Argentina's unpopular banking freeze was lifted Tuesday under a government's plan to convert peoples' deposits into bonds. The plan has met with widespread public skepticism.
Argentine President Eduardo Duhalde's cabinet chief called Tuesday "D-Day" for the country's banking freeze, which began six months ago in an effort to restore order to the country's banking system.
The plan is a slow and unpopular process by which most Argentines will have to wait five or 10 years to get their money.
But the government insists this plan, which calls for converting people's savings into bonds, is the only way to re-open banks without risking the collapse of Argentina's banking system.
"There are so many lies," says a woman outside a bank in downtown Buenos Aires. "This is another one. It raises doubts."
Very few people went to their banks Tuesday to claim bonds.
"We know a lot of people are not in agreement," Mr. Duhalde's spokesman Eduardo Amadeo says. "But for better or worse, the government has an obligation to solve Argentina's economic crisis."
The bond plans vary from bank to bank and details are so uncertain that La Nacion, one of Argentina's leading newspapers, advised account holders not to make any quick decisions.
The government's bond plan gives account holders two basic options: If they are willing to accept devalued pesos, even though their deposits are in U.S. dollars, they can withdraw their money over a period of five years.

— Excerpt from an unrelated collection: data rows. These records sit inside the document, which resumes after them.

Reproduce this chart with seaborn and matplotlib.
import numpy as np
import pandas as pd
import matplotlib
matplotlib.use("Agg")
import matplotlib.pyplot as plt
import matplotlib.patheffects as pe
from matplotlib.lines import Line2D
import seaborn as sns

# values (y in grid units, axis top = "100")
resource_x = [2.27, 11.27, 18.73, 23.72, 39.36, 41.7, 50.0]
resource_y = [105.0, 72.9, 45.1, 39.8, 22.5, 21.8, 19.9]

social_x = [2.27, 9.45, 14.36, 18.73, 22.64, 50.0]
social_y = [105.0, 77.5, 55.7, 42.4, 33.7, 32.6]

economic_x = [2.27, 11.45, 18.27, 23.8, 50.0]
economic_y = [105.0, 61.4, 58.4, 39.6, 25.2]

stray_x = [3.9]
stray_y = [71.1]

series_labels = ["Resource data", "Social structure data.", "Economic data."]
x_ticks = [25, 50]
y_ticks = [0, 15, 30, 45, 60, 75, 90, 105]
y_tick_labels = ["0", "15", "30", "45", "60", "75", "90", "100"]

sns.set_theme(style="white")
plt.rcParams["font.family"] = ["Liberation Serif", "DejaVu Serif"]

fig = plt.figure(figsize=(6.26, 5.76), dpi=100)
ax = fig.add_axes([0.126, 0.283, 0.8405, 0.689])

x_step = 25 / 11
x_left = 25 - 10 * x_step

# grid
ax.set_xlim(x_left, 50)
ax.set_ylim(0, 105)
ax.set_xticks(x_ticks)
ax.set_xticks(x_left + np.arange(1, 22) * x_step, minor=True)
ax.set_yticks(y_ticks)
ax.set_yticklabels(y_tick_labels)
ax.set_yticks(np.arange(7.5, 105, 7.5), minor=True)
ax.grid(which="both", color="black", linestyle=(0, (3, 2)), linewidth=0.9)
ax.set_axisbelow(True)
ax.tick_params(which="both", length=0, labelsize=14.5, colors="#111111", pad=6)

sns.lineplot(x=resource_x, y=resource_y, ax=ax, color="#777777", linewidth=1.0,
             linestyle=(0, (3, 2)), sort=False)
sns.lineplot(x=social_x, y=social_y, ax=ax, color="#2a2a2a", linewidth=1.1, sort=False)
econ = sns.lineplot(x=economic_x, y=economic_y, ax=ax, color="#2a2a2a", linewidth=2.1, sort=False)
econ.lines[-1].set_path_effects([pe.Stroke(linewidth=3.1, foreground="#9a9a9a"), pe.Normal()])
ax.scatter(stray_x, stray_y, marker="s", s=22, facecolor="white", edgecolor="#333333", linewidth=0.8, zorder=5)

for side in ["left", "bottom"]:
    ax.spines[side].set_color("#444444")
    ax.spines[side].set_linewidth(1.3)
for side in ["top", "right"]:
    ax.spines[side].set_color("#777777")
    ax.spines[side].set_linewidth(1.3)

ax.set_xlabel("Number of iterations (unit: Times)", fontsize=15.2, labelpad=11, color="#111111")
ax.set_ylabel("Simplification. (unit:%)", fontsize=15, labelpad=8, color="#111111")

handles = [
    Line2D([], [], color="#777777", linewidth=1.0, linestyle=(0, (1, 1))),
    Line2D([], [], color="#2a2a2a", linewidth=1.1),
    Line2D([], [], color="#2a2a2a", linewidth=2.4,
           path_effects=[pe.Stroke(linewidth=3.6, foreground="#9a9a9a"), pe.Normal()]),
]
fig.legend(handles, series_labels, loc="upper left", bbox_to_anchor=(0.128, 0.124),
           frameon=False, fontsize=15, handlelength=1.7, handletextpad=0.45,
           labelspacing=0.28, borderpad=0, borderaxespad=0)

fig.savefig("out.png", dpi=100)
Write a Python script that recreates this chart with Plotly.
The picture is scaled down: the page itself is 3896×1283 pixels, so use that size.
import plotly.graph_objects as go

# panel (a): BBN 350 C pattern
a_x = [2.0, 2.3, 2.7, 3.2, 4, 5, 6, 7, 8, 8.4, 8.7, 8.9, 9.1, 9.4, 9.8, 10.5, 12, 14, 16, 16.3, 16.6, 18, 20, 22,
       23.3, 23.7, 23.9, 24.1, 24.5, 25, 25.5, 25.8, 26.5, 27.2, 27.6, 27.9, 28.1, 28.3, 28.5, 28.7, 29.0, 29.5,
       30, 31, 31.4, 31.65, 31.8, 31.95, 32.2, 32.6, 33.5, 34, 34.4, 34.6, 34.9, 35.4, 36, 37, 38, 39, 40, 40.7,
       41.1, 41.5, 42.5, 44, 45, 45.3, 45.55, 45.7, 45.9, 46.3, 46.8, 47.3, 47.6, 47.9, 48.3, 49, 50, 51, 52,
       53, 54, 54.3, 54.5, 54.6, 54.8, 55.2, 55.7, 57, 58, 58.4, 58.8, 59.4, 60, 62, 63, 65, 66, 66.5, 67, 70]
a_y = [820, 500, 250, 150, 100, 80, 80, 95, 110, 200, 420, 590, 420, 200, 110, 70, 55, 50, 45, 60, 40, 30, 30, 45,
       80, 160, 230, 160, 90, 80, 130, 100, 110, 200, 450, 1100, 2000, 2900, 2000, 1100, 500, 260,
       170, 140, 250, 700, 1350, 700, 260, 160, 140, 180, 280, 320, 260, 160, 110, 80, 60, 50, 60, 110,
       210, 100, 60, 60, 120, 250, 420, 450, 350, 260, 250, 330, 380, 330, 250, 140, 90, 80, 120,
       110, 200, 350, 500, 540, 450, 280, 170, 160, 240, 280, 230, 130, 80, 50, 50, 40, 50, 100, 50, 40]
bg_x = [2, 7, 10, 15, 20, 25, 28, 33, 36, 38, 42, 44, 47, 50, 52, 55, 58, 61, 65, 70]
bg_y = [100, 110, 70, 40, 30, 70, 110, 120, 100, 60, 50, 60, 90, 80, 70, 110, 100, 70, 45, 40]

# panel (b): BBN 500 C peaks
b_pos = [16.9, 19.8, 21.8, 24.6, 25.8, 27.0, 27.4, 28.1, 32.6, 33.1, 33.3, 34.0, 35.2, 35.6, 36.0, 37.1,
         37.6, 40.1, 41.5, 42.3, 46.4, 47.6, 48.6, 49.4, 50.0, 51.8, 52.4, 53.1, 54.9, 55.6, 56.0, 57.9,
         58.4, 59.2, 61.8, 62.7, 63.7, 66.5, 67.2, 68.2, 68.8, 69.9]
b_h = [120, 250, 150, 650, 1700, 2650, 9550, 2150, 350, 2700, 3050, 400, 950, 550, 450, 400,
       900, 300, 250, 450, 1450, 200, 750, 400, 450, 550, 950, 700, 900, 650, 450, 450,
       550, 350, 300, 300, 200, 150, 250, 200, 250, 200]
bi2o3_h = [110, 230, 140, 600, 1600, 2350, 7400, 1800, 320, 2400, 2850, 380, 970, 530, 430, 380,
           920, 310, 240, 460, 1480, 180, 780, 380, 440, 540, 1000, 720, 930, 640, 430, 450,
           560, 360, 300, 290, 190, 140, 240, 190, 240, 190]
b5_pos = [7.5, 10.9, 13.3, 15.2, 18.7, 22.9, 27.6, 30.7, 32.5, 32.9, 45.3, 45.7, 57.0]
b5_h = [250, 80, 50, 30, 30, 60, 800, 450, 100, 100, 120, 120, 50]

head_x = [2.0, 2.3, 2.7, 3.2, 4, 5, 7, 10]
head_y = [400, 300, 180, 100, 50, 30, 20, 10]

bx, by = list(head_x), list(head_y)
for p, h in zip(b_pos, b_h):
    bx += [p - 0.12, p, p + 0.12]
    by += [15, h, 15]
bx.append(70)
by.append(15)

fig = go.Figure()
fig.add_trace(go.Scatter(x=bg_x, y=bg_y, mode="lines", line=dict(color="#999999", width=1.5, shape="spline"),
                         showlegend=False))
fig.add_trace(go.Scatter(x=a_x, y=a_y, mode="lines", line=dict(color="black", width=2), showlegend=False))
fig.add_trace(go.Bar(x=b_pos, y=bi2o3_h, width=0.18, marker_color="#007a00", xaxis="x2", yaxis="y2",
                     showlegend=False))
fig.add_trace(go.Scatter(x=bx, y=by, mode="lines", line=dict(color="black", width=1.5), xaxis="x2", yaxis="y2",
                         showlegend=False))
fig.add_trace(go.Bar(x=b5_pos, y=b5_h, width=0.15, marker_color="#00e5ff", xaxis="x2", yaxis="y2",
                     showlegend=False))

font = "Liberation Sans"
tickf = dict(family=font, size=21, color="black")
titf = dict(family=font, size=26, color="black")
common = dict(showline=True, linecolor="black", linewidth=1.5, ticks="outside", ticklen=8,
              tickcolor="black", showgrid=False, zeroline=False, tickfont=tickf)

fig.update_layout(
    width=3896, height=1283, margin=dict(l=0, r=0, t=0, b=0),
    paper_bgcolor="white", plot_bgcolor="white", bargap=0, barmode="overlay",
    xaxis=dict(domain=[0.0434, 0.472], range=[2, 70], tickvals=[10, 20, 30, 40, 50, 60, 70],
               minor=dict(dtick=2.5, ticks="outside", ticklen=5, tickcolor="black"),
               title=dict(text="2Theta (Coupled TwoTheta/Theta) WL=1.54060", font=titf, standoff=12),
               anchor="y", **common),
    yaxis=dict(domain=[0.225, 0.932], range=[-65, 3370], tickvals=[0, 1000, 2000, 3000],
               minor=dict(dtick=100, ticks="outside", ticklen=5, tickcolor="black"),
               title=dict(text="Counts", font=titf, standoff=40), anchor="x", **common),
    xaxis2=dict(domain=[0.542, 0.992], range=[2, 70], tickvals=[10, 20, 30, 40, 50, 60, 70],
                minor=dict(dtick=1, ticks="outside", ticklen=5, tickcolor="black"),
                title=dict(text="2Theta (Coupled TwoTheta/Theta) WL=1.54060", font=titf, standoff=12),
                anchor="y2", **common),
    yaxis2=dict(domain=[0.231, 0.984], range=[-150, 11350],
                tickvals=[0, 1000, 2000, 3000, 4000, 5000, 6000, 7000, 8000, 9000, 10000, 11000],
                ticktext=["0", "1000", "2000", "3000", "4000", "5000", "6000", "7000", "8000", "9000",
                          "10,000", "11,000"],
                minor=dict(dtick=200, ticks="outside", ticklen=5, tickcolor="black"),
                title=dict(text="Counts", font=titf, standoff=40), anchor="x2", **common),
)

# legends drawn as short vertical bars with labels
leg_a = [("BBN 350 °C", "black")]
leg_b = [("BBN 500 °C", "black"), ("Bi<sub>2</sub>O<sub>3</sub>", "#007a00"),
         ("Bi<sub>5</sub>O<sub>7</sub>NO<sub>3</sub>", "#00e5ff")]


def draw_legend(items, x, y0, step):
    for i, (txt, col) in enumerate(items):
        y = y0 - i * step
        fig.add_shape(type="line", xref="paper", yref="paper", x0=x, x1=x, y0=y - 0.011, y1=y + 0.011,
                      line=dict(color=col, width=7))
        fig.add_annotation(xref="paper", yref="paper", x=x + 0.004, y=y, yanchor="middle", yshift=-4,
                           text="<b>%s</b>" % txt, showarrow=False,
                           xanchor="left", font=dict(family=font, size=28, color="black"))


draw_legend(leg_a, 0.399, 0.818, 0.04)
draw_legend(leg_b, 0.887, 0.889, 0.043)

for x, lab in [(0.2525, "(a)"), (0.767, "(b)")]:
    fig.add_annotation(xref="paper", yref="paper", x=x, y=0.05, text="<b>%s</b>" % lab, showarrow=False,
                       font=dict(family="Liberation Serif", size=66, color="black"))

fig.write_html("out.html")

If they want dollars, it will take 10 years to recoup their savings. Depositors also have the option of doing nothing in the hope that one-day all restrictions on bank withdrawals will be lifted. Either way, analysts predict, most people will not get all their money back.
There is an estimated $22.5 billion frozen in Argentina's banks. For many depositors, it is their life savings.
When the country's economy began to collapse last year, then-President Fernando de la Rua imposed the banking freeze. The move sparked bloody riots that claimed 30 lives and toppled de la Rua's government.
The International Monetary Fund imposed the lifting of the banking freeze as a condition to obtaining an emergency loan. So far, the IMF has not said publicly whether this bond plan is the medicine Argentina needs to treat the worst economic crisis in its history.